Fred Harres’ spirits soared to new heights when he traveled to Washington, D.C., last Tuesday via the Land of Lincoln Honor Flight for veterans.

The Korean War veteran from Columbia experienced what only 78 other veterans took part in that day — an all-expenses paid day trip to D.C., during which he could explore the many monuments, memorials and other tributes to United States war heroes.

“We didn’t have time to stand around,” Harres said of visiting the many landmarks.

The Land of Lincoln Honor Flight provides flights to World War II, Korean War and Vietnam War veterans, in which World War II veterans are given first priority, then Korean and then Vietnam. For more information or to fill out an application to participate in one of the honor flights, go to www.landoflincolnhonorflight.org. The organization plans a limited number of flights per year.

Harres happened to make the cut for a Sept. 13 flight that included other Korean War veterans. His favorite part of the trip was seeing the Korean War Memorial. This memorial consists of a row of bushes arranged to represent the rice paddies of Korea, with statues of soldiers trudging through the paddies.

“I don’t know how they did it, but if you look at the wall (across from the soldiers), it looks like the soldiers are moving,” he said.

Veterans selected to travel to Washington, D.C. on the Land of Lincoln Honor Flight are paired with a guardian for the duration of the trip. Pictured is Fred Harres with guardian Joe Anderson. (submitted photo)
Veterans selected to travel to Washington, D.C. on the Land of Lincoln Honor Flight are paired with a guardian for the duration of the trip.

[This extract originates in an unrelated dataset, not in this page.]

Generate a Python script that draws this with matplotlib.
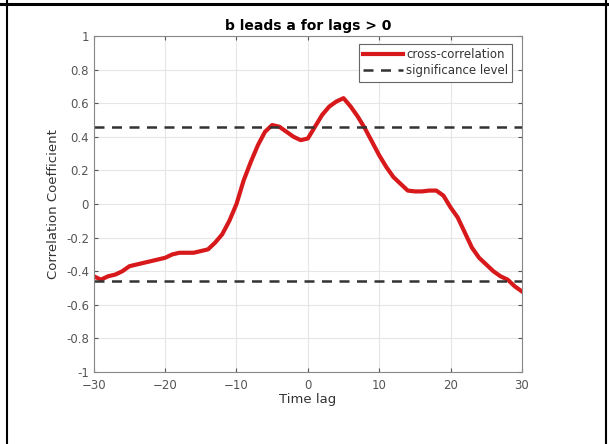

Pictured is Fred Harres with guardian Joe Anderson. (submitted photo)

Another impressive part of the trip included a visit to Arlington National Cemetery in Arlington, Va., where more than 14,000 of the country’s veterans have been given a final resting place.

On the way back from Washington, Harres was surprised with a stack of mail from school children with messages such as “You’re my hero” and “Thank you for your service.” He and the rest of the honor flight veterans also received a warm welcome from hundreds of people when they got off the plane in Springfield.

“We had some (veterans) who broke down because it was unexpected, which I wasn’t expecting it either,” he said.
In 1953, Harres enlisted in the Army and was stationed in Germany, where he served as a water treatment specialist. He served for two years during the Korean War.

In that time, one of his most memorable stories included his tent catching on fire in the middle of the night. He recalled waking up and immediately spraying the fire extinguisher on the flames, only to see the fire engulf the tent in seconds.

“I’ve never seen a fire go around a tent so quickly,” he said.
At that point, he and the rest of his tentmates decided to cut their losses and head to safety.

“Everyone started rushing out of the tent, and I followed them out there,” he said. “My friend was in one of those mummy bags, and the zipper got stuck. He said, ‘Fred, I’m stuck. I can’t get out.’ So I ran back in to get him.’”

Without hesitating, Harres rushed in and pulled his friend Alex out of the burning wreckage, which collapsed moments later. Harres still hears from Alex around Christmas time.

“He calls and says, ‘Thank you for saving my life,’” Harres said. “I wouldn’t be around if it wasn’t for you.”

He and the rest of the guys didn’t receive a medal that night, but would later be awarded by the military for their service in pumping out quality water. Recognition didn’t come as easily at home since the Korean War was counted then as a “police action.”

Harry Truman, the president at the time, did not seek a formal declaration of war from Congress.

However, going on the honor flight and being welcomed home gave him the feeling that people did appreciate his sacrifice so many years later.

“I couldn’t believe we’re finally being recognized for giving up two to three years for serving our country,” he said. “It was a great trip. I hope other people do it.”